INPUT RECORDS →
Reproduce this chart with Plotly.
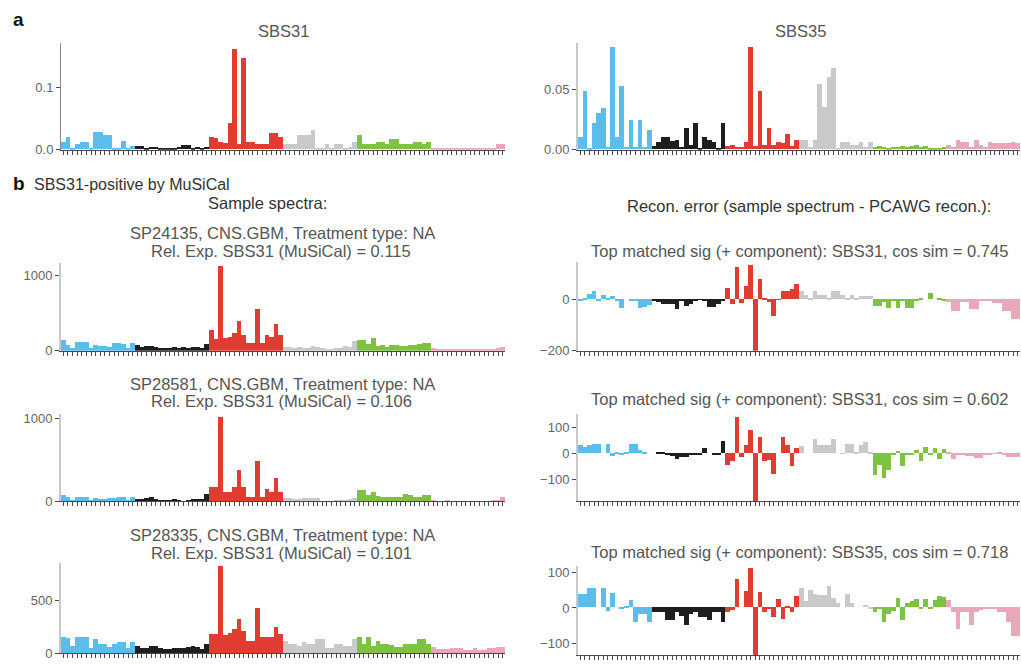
import plotly.graph_objects as go

W, H = 1021, 670

BASES = ["A", "C", "G", "T"]
MUT_TYPES = ["C>A", "C>G", "C>T", "T>A", "T>C", "T>G"]
MUT_COLORS = ["#5BBDEB", "#1E1E1E", "#E03C31", "#C9C9C9", "#7DC243", "#E9A8B8"]
categories = [f"{b5}[{m}]{b3}" for m in MUT_TYPES for b5 in BASES for b3 in BASES]

# ---- Panel a: signatures ----
sbs31 = (
    [0.012, 0.020, 0.002, 0.008, 0.012, 0.012, 0.003, 0.028, 0.028, 0.024, 0.024, 0.003, 0.003, 0.013, 0.003, 0.005]
    + [0.006, 0.006, 0.003, 0.004, 0.004, 0.002, 0.002, 0.003, 0.003, 0.004, 0.007, 0.007, 0.002, 0.004, 0.002, 0.004]
    + [0.020, 0.018, 0.012, 0.011, 0.043, 0.163, 0.008, 0.148, 0.012, 0.012, 0.008, 0.008, 0.008, 0.027, 0.027, 0.020]
    + [0.008, 0.008, 0.008, 0.024, 0.024, 0.024, 0.032, 0.002, 0.003, 0.008, 0.003, 0.008, 0.008, 0.003, 0.004, 0.012]
    + [0.024, 0.008, 0.008, 0.008, 0.012, 0.012, 0.008, 0.016, 0.016, 0.008, 0.008, 0.008, 0.012, 0.012, 0.008, 0.012]
    + [0.003, 0.003, 0.002, 0.002, 0.002, 0.002, 0.002, 0.001, 0.001, 0.002, 0.003, 0.003, 0.003, 0.003, 0.008, 0.008]
)
sbs35 = (
    [0.010, 0.048, 0.001, 0.022, 0.030, 0.034, 0.002, 0.084, 0.010, 0.052, 0.002, 0.024, 0.002, 0.024, 0.002, 0.016]
    + [0.003, 0.006, 0.010, 0.010, 0.007, 0.008, 0.002, 0.018, 0.004, 0.022, 0.001, 0.010, 0.008, 0.006, 0.001, 0.022]
    + [0.003, 0.004, 0.002, 0.002, 0.006, 0.084, 0.003, 0.048, 0.004, 0.018, 0.004, 0.006, 0.005, 0.013, 0.003, 0.008]
    + [0.008, 0.008, 0.002, 0.008, 0.054, 0.035, 0.060, 0.067, 0.001, 0.006, 0.006, 0.004, 0.004, 0.006, 0.002, 0.006]
    + [0.002, 0.003, 0.002, 0.001, 0.002, 0.002, 0.003, 0.002, 0.003, 0.004, 0.002, 0.003, 0.001, 0.001, 0.001, 0.002]
    + [0.004, 0.002, 0.008, 0.006, 0.006, 0.002, 0.008, 0.004, 0.002, 0.006, 0.005, 0.005, 0.005, 0.005, 0.006, 0.005]
)

# ---- Panel b: sample spectra ----
s1_spectrum = (
    [140, 75, 40, 110, 110, 110, 35, 75, 65, 65, 45, 100, 105, 95, 30, 105]
    + [75, 45, 65, 60, 45, 40, 30, 30, 45, 30, 45, 30, 45, 45, 35, 95]
    + [270, 150, 1130, 165, 185, 240, 395, 205, 105, 105, 560, 105, 205, 185, 360, 205]
    + [55, 50, 30, 45, 40, 30, 60, 55, 30, 15, 10, 30, 40, 60, 45, 130]
    + [140, 140, 95, 165, 60, 75, 55, 75, 75, 60, 60, 75, 75, 90, 105, 100]
    + [30, 20, 15, 10, 15, 10, 25, 15, 10, 15, 10, 20, 15, 25, 30, 55]
)
s2_spectrum = (
    [80, 52, 20, 52, 52, 52, 15, 48, 35, 32, 40, 48, 60, 60, 20, 52]
    + [28, 28, 40, 60, 28, 15, 12, 10, 28, 10, 8, 12, 28, 28, 32, 88]
    + [172, 172, 1020, 120, 120, 180, 380, 180, 60, 60, 492, 60, 148, 120, 288, 120]
    + [40, 40, 28, 28, 40, 40, 40, 40, 5, 5, 5, 20, 20, 20, 35, 48]
    + [140, 140, 80, 112, 68, 60, 52, 52, 52, 60, 88, 80, 60, 60, 80, 80]
    + [20, 8, 8, 12, 5, 5, 5, 5, 5, 5, 8, 5, 5, 25, 10, 60]
)
s3_spectrum = (
    [150, 137, 60, 153, 153, 153, 40, 134, 80, 80, 54, 86, 105, 105, 48, 105]
    + [64, 41, 41, 64, 64, 41, 35, 35, 41, 41, 41, 54, 64, 54, 35, 86]
    + [175, 175, 828, 169, 191, 223, 318, 207, 111, 111, 430, 150, 150, 150, 245, 175]
    + [111, 86, 86, 64, 105, 80, 80, 127, 127, 41, 41, 80, 80, 64, 64, 127]
    + [150, 86, 150, 64, 111, 80, 80, 73, 54, 54, 80, 80, 80, 127, 127, 80]
    + [54, 32, 32, 32, 41, 41, 41, 22, 22, 41, 22, 22, 41, 41, 50, 54]
)

# ---- Panel b: reconstruction errors ----
s1_error = (
    [-8, 6, 20, 34, -6, 19, 4, 12, -6, -34, 0, -3, -6, -34, -29, -20]
    + [-6, -10, -19, -19, -19, -38, -6, -25, -16, -3, -2, -5, -29, -29, -19, -6]
    + [44, -19, 127, -13, 53, 135, -200, 80, 6, -9, -66, -2, 34, 34, 40, 62]
    + [32, 16, 2, 32, 16, 16, 2, 34, 34, 19, 3, 19, 3, 13, 13, 13]
    + [-25, -25, -9, -35, -6, -32, -5, -32, -32, -6, 4, 0, 25, 0, 6, -6]
    + [-9, -44, -44, -9, -9, -38, -38, -6, -6, -6, -13, -13, -44, -44, -76, -76]
)
s2_error = (
    [34, 25, 31, 37, 37, 0, 37, -9, 4, -4, 4, 37, 37, 12, 2, 0]
    + [0, 2, 3, -4, -9, -21, -14, -14, -5, -4, -4, 19, 0, -4, -4, 46]
    + [-44, -31, 138, -12, 31, 88, -181, 62, -31, -25, -79, 0, 62, 31, -50, 19]
    + [29, 0, 0, 56, 31, 31, 31, 56, 0, -2, 37, 37, 2, 31, 44, 2]
    + [-81, -44, -96, -62, -4, 9, -50, -4, -4, 12, -31, 25, -6, 19, -22, 16]
    + [4, -22, -4, -4, -10, -10, -19, -19, -6, -4, -2, 3, -8, -12, -12, -12]
)
s3_error = (
    [37, 37, 56, 56, 0, 56, -9, 42, 0, -2, 2, 21, -42, -19, -19, -42]
    + [-14, -14, -14, -34, -34, -14, -23, -49, -19, -14, -28, -28, -34, -14, -14, -42]
    + [-14, -6, 79, 0, 46, 111, -134, 44, -14, -5, -28, 23, -32, 3, -14, 32]
    + [56, 19, 49, 37, 34, 34, 62, 28, 14, 0, 37, 14, 0, 0, 6, -4]
    + [-14, -5, -40, -19, -9, 28, -34, 14, 19, 23, -5, 23, -5, 21, 32, 30]
    + [21, -14, -62, -14, -14, -48, -14, -6, -4, -4, -4, -14, -14, -42, -81, -81]
)

bar_colors = [MUT_COLORS[MUT_TYPES.index(c[2:5])] for c in categories]
positions = list(range(len(categories)))  # slot index of each trinucleotide context

TEXT_FONT = "Liberation Sans, Arial, Helvetica, sans-serif"
TITLE_SIZE = 16.5

# panel: (values, x0, x1, y0, y1 in px, y range, tick values, tick labels, y-axis line colour)
panels = [
    (sbs31, 61, 505, 42, 150, [0, 0.172], [0, 0.1], ["0.0", "0.1"], "#8a8a8a"),
    (sbs35, 578, 1020, 42, 150, [0, 0.0877], [0, 0.05], ["0.00", "0.05"], "#c8c8c8"),
    (s1_spectrum, 61, 505, 265, 354, [0, 1171], [0, 1000], ["0", "1000"], "#c8c8c8"),
    (s1_error, 578, 1020, 264, 354, [-200, 146], [-200, 0], ["\u2212200", "0"], "#c8c8c8"),
    (s2_spectrum, 61, 505, 418, 507, [0, 1060], [0, 1000], ["0", "1000"], "#c8c8c8"),
    (s2_error, 578, 1020, 418, 507, [-185, 151], [-100, 0, 100], ["\u2212100", "0", "100"], "#c8c8c8"),
    (s3_spectrum, 61, 505, 570, 661, [0, 858], [0, 500], ["0", "500"], "#c8c8c8"),
    (s3_error, 578, 1020, 573, 663, [-133, 117], [-100, 0, 100], ["\u2212100", "0", "100"], "#c8c8c8"),
]

fig = go.Figure()
layout_axes = {}
for i, (vals, x0, x1, y0, y1, yr, tv, tt, ylc) in enumerate(panels, start=1):
    sfx = "" if i == 1 else str(i)
    fig.add_trace(go.Bar(
        x=positions, y=vals, hovertext=categories,
        marker=dict(color=bar_colors, line=dict(width=0)),
        xaxis="x" + sfx, yaxis="y" + sfx, showlegend=False, hoverinfo="text+y",
    ))
    layout_axes["xaxis" + sfx] = dict(
        domain=[x0 / W, x1 / W], anchor="y" + sfx, type="linear",
        range=[-0.5, len(categories) - 0.5], showticklabels=False, showgrid=False, zeroline=False,
        showline=True, linecolor="#4a4a4a", linewidth=1,
        ticks="outside", ticklen=4, tickwidth=1, tickcolor="#4a4a4a",
        tickmode="linear", tick0=0, dtick=1,
        fixedrange=True,
    )
    layout_axes["yaxis" + sfx] = dict(
        domain=[1 - y1 / H, 1 - y0 / H], anchor="x" + sfx, range=yr,
        showgrid=False, zeroline=False, showline=True, linecolor=ylc,
        linewidth=2 if ylc != "#8a8a8a" else 1,
        ticks="outside", ticklen=4, tickwidth=1, tickcolor="#4a4a4a",
        tickmode="array", tickvals=tv, ticktext=tt,
        tickfont=dict(family=TEXT_FONT, size=13, color="#666666"), fixedrange=True,
    )

annotations = []


def add_text(text, x, y, size=TITLE_SIZE, color="#555555", bold=False, xanchor="center"):
    annotations.append(dict(
        text=("<b>%s</b>" % text) if bold else text,
        x=x / W, y=1 - y / H, xref="paper", yref="paper",
        xanchor=xanchor, yanchor="middle", showarrow=False,
        font=dict(family=TEXT_FONT, size=size, color=color),
    ))


add_text("a", 11, 18, size=19, color="#111111", bold=True, xanchor="left")
add_text("SBS31", 283, 29)
add_text("SBS35", 800, 29)
add_text("b", 11, 184, size=19, color="#111111", bold=True, xanchor="left")
add_text("SBS31-positive by MuSiCal", 32, 185, size=16, color="#333333", xanchor="left")
add_text("Sample spectra:", 267, 204, color="#333333")
add_text("Recon. error (sample spectrum - PCAWG recon.):", 809, 207, color="#333333")

add_text("SP24135, CNS.GBM, Treatment type: NA", 282, 235)
add_text("Rel. Exp. SBS31 (MuSiCal) = 0.115", 281, 253)
add_text("Top matched sig (+ component): SBS31, cos sim = 0.745", 799, 253)

add_text("SP28581, CNS.GBM, Treatment type: NA", 282, 388)
add_text("Rel. Exp. SBS31 (MuSiCal) = 0.106", 281, 405)
add_text("Top matched sig (+ component): SBS31, cos sim = 0.602", 799, 403)

add_text("SP28335, CNS.GBM, Treatment type: NA", 282, 541)
add_text("Rel. Exp. SBS31 (MuSiCal) = 0.101", 281, 559)
add_text("Top matched sig (+ component): SBS35, cos sim = 0.718", 799, 558)

fig.update_layout(
    width=W, height=H, margin=dict(l=0, r=0, t=0, b=0),
    paper_bgcolor="white", plot_bgcolor="white",
    bargap=0, showlegend=False, annotations=annotations,
    font=dict(family=TEXT_FONT, color="#555555"),
    **layout_axes,
)

fig.write_html("out.html")
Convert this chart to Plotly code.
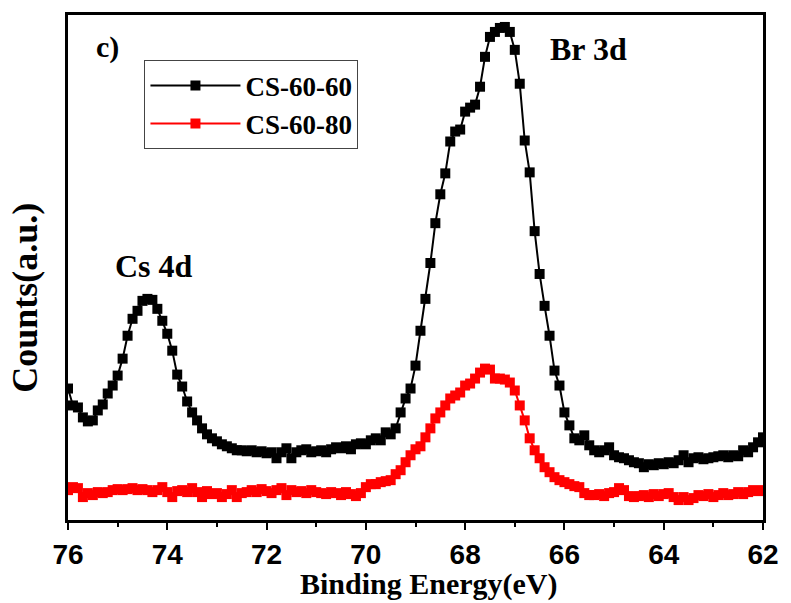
import plotly.graph_objects as go

# Binding energy grid (eV), 0.1 eV step from 76.0 down to 62.0
energy = [round(76.0 - 0.1 * i, 1) for i in range(141)]

cs_60_60 = [
    132, 115, 113, 103, 99, 100, 110, 116, 127, 135,
    145, 162, 185, 202, 210, 220, 222, 221, 212, 200,
    187, 170, 146, 134, 119, 108, 100, 92, 86, 82,
    79, 76, 74, 72, 70, 70, 69, 70, 68, 69,
    67, 68, 62, 68, 72, 62, 68, 70, 71, 68,
    69, 70, 68, 71, 73, 72, 74, 71, 76, 77,
    76, 80, 82, 80, 88, 86, 92, 108, 122, 132,
    155, 190, 222, 258, 298, 327, 348, 380, 390, 392,
    410, 414, 417, 435, 465, 485, 490, 494, 495, 490,
    472, 438, 381, 349, 290, 247, 215, 185, 150, 135,
    108, 95, 82, 80, 85, 75, 70, 68, 70, 73,
    65, 63, 62, 60, 58, 57, 53, 56, 55, 57,
    56, 58, 57, 60, 65, 58, 62, 63, 61, 62,
    63, 64, 65, 63, 65, 64, 70, 68, 73, 78,
    83,
]

cs_60_80 = [
    30, 33, 32, 23, 27, 25, 28, 27, 28, 30,
    31, 30, 31, 32, 30, 31, 30, 28, 30, 33,
    28, 23, 29, 30, 28, 32, 28, 23, 29, 26,
    27, 23, 26, 30, 23, 27, 28, 30, 28, 31,
    29, 27, 30, 32, 25, 30, 28, 29, 27, 30,
    28, 27, 26, 28, 27, 25, 28, 26, 24, 27,
    33, 36, 36, 38, 39, 40, 46, 50, 58, 65,
    71, 74, 83, 92, 102, 108, 115, 122, 125, 128,
    135, 137, 142, 148, 152, 151, 142, 142, 141, 138,
    130, 115, 100, 82, 70, 62, 53, 48, 43, 40,
    38, 36, 34, 33, 27, 25, 25, 26, 24, 27,
    28, 32, 30, 24, 23, 24, 25, 23, 26, 24,
    26, 27, 23, 20, 23, 20, 22, 25, 24, 26,
    23, 25, 27, 25, 26, 28, 26, 28, 30, 29,
    30,
]

series_names = ["CS-60-60", "CS-60-80"]
series_colors = ["#000000", "#ff0000"]
tick_vals = [76, 74, 72, 70, 68, 66, 64, 62]

assert len(energy) == len(cs_60_60) == len(cs_60_80)

fig = go.Figure()
for name, vals, col in zip(series_names, [cs_60_60, cs_60_80], series_colors):
    fig.add_trace(go.Scatter(
        x=energy, y=vals, name=name, mode="lines+markers",
        line=dict(color=col, width=2),
        marker=dict(symbol="square", size=10, color=col),
    ))

serif = "Liberation Serif, Times New Roman, serif"
sans = "Liberation Sans, Arial, sans-serif"

fig.update_layout(
    width=791, height=603,
    margin=dict(l=68, r=23, t=13, b=83),
    paper_bgcolor="white", plot_bgcolor="white",
    showlegend=True,
    legend=dict(
        x=0.11, y=0.91, xanchor="left", yanchor="top",
        bordercolor="#444", borderwidth=1, bgcolor="white",
        font=dict(family=serif, size=27, color="black", weight="bold"),
        itemwidth=90, tracegroupgap=0,
    ),
    xaxis=dict(
        range=[76, 62], autorange=False,
        tickvals=tick_vals, ticktext=[str(v) for v in tick_vals],
        ticks="outside", ticklen=7, tickwidth=2, tickcolor="black",
        minor=dict(dtick=1, ticks="outside", ticklen=4, tickwidth=2, tickcolor="black"),
        showline=True, linecolor="black", linewidth=3, mirror=True,
        showgrid=False, zeroline=False,
        tickfont=dict(family=sans, size=28, color="black", weight="bold"),
    ),
    yaxis=dict(
        range=[0, 507], autorange=False,
        showticklabels=False, ticks="",
        showline=True, linecolor="black", linewidth=3, mirror=True,
        showgrid=False, zeroline=False,
    ),
)

bold_serif = lambda s: dict(family=serif, size=s, color="black", weight="bold")

# axis titles
fig.add_annotation(text="Binding Energy(eV)", xref="paper", yref="paper",
                   x=0.52, y=-0.126, xanchor="center", yanchor="middle",
                   showarrow=False, font=bold_serif(30))
fig.add_annotation(text="Counts(a.u.)", xref="paper", yref="paper",
                   x=-0.062, y=0.44, xanchor="center", yanchor="middle",
                   textangle=-90, showarrow=False, font=bold_serif(36))

# panel label and peak labels
fig.add_annotation(text="c)", xref="paper", yref="paper", x=0.038, y=0.936,
                   xanchor="left", yanchor="middle", showarrow=False,
                   font=bold_serif(30))
fig.add_annotation(text="Cs 4d", x=74.26, y=255, xanchor="center", yanchor="middle",
                   showarrow=False, font=bold_serif(32))
fig.add_annotation(text="Br 3d", x=65.52, y=473, xanchor="center", yanchor="middle",
                   showarrow=False, font=bold_serif(32))

fig.write_html("out.html")
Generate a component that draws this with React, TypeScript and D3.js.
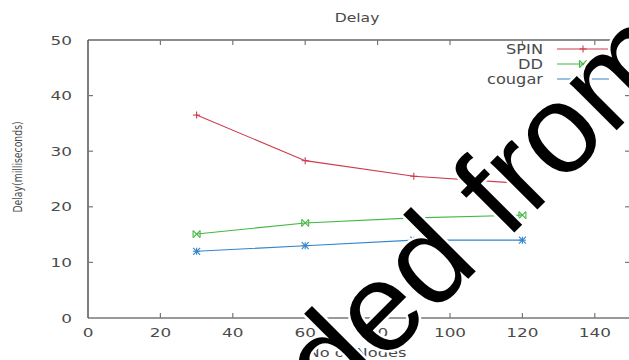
import React from 'react';
import * as d3 from 'd3';

// values
const nodes = [30, 60, 90, 120];
const spin = [36.5, 28.3, 25.5, 24.2];
const dd = [15.1, 17.1, 18.0, 18.5];
const cougar = [12.0, 13.0, 14.0, 14.0];

const xTicks = [0, 20, 40, 60, 80, 100, 120, 140];
const yTicks = [0, 10, 20, 30, 40, 50];

const series = [
  { name: 'SPIN', values: spin, color: '#cc3b4c', marker: 'plus' },
  { name: 'DD', values: dd, color: '#44b844', marker: 'cross' },
  { name: 'cougar', values: cougar, color: '#3385cc', marker: 'star' },
];

const W = 629;
const H = 360;
const font = '"DejaVu Sans", Verdana, sans-serif';
const textColor = '#4a4a4a';

// the source image is stretched sideways, so text is widened a little
const T = ({ x, y, size, anchor = 'start', sx = 1.35, children }: any) => (
  <text
    transform={`translate(${x},${y}) scale(${sx},1)`}
    textAnchor={anchor}
    fontSize={size}
    fill={textColor}
  >
    {children}
  </text>
);

const Marker = ({ type, x, y, color }: { type: string; x: number; y: number; color: string }) => {
  const s = 3.5;
  if (type === 'plus') {
    return (
      <g stroke={color} strokeWidth={1.1}>
        <line x1={x - s} y1={y} x2={x + s} y2={y} />
        <line x1={x} y1={y - s} x2={x} y2={y + s} />
      </g>
    );
  }
  if (type === 'cross') {
    return (
      <g stroke={color} strokeWidth={1.1}>
        <line x1={x - s} y1={y - s} x2={x + s} y2={y + s} />
        <line x1={x - s} y1={y + s} x2={x + s} y2={y - s} />
        <line x1={x - s} y1={y - s} x2={x - s} y2={y + s} />
        <line x1={x + s} y1={y - s} x2={x + s} y2={y + s} />
      </g>
    );
  }
  return (
    <g stroke={color} strokeWidth={1.1}>
      <line x1={x - s} y1={y} x2={x + s} y2={y} />
      <line x1={x} y1={y - s} x2={x} y2={y + s} />
      <line x1={x - s} y1={y - s} x2={x + s} y2={y + s} />
      <line x1={x - s} y1={y + s} x2={x + s} y2={y - s} />
    </g>
  );
};

export default function App() {
  const x = d3.scaleLinear().domain([0, 150]).range([88, 631]);
  const y = d3.scaleLinear().domain([0, 50]).range([318, 40]);

  const line = d3
    .line<number>()
    .x((_, i) => x(nodes[i]))
    .y((d) => y(d));

  const axisColor = '#777';

  return (
    <svg
      width={W}
      height={H}
      style={{ position: 'absolute', left: 0, top: 0, background: '#fff' }}
      fontFamily={font}
    >
      <rect width={W} height={H} fill="#fff" />

      {/* frame */}
      <g stroke={axisColor} strokeWidth={1.5} fill="none">
        <line x1={x(0)} y1={y(0)} x2={x(150)} y2={y(0)} />
        <line x1={x(0)} y1={y(50)} x2={x(150)} y2={y(50)} stroke="#666" />
        <line x1={x(0)} y1={y(0)} x2={x(0)} y2={y(50)} stroke="#555" />
        <line x1={x(150)} y1={y(0)} x2={x(150)} y2={y(50)} />
      </g>

      {/* x ticks */}
      {xTicks.map((t) => (
        <g key={'x' + t}>
          {t > 0 && (
            <>
              <line x1={x(t)} x2={x(t)} y1={y(0)} y2={y(0) - 5} stroke={axisColor} strokeWidth={1.2} />
              <line x1={x(t)} x2={x(t)} y1={y(50)} y2={y(50) + 5} stroke={axisColor} strokeWidth={1.2} />
            </>
          )}
          <T x={x(t)} y={337} size={12.5} anchor="middle">
            {t}
          </T>
        </g>
      ))}

      {/* y ticks */}
      {yTicks.map((t) => (
        <g key={'y' + t}>
          {t > 0 && t < 50 && (
            <>
              <line x1={x(0)} x2={x(0) + 5} y1={y(t)} y2={y(t)} stroke={axisColor} strokeWidth={1.2} />
              <line x1={x(150)} x2={x(150) - 6} y1={y(t)} y2={y(t)} stroke={axisColor} strokeWidth={1.2} />
            </>
          )}
          <T x={72} y={y(t) + 4.5} size={12.5} anchor="end">
            {t}
          </T>
        </g>
      ))}

      {/* titles */}
      <T x={357} y={22} size={12} anchor="middle" sx={1.3}>
        Delay
      </T>
      <T x={357} y={357} size={12.5} anchor="middle" sx={1.3}>
        No of Nodes
      </T>
      <text
        transform="translate(22,167) rotate(-90) scale(1,1.3)"
        textAnchor="middle"
        fontSize={9.3}
        fill={textColor}
      >
        Delay(milliseconds)
      </text>

      {/* series */}
      {series.map((s) => (
        <g key={s.name}>
          <path d={line(s.values) || ''} fill="none" stroke={s.color} strokeWidth={1.1} />
          {s.values.map((v, i) => (
            <Marker key={i} type={s.marker} x={x(nodes[i])} y={y(v)} color={s.color} />
          ))}
        </g>
      ))}

      {/* legend */}
      {series.map((s, i) => {
        const ly = 49 + i * 15;
        return (
          <g key={'lg' + s.name}>
            <T x={543} y={ly + 5} size={13.5} anchor="end" sx={1.2}>
              {s.name}
            </T>
            <line x1={557} x2={609} y1={ly} y2={ly} stroke={s.color} strokeWidth={1.1} />
            <Marker type={s.marker} x={583} y={ly} color={s.color} />
          </g>
        );
      })}

      {/* watermark */}
      <text
        transform="translate(333,414) rotate(-45)"
        fontFamily='"Liberation Sans", Arial, sans-serif'
        fontSize={126}
        fill="#000"
        stroke="#fff"
        strokeWidth={5}
        paintOrder="stroke"
      >
        ded from
      </text>
    </svg>
  );
}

WORK TO DO →
From the records above, transcribe exactly the lines starting at the one containing "Convert this chart to Plotly code." and ending at the one containing "energy = [round(76.0". Skip the pictures.

RESULT →
Convert this chart to Plotly code.
import plotly.graph_objects as go

# Binding energy grid (eV), 0.1 eV step from 76.0 down to 62.0
energy = [round(76.0 - 0.1 * i, 1) for i in range(141)]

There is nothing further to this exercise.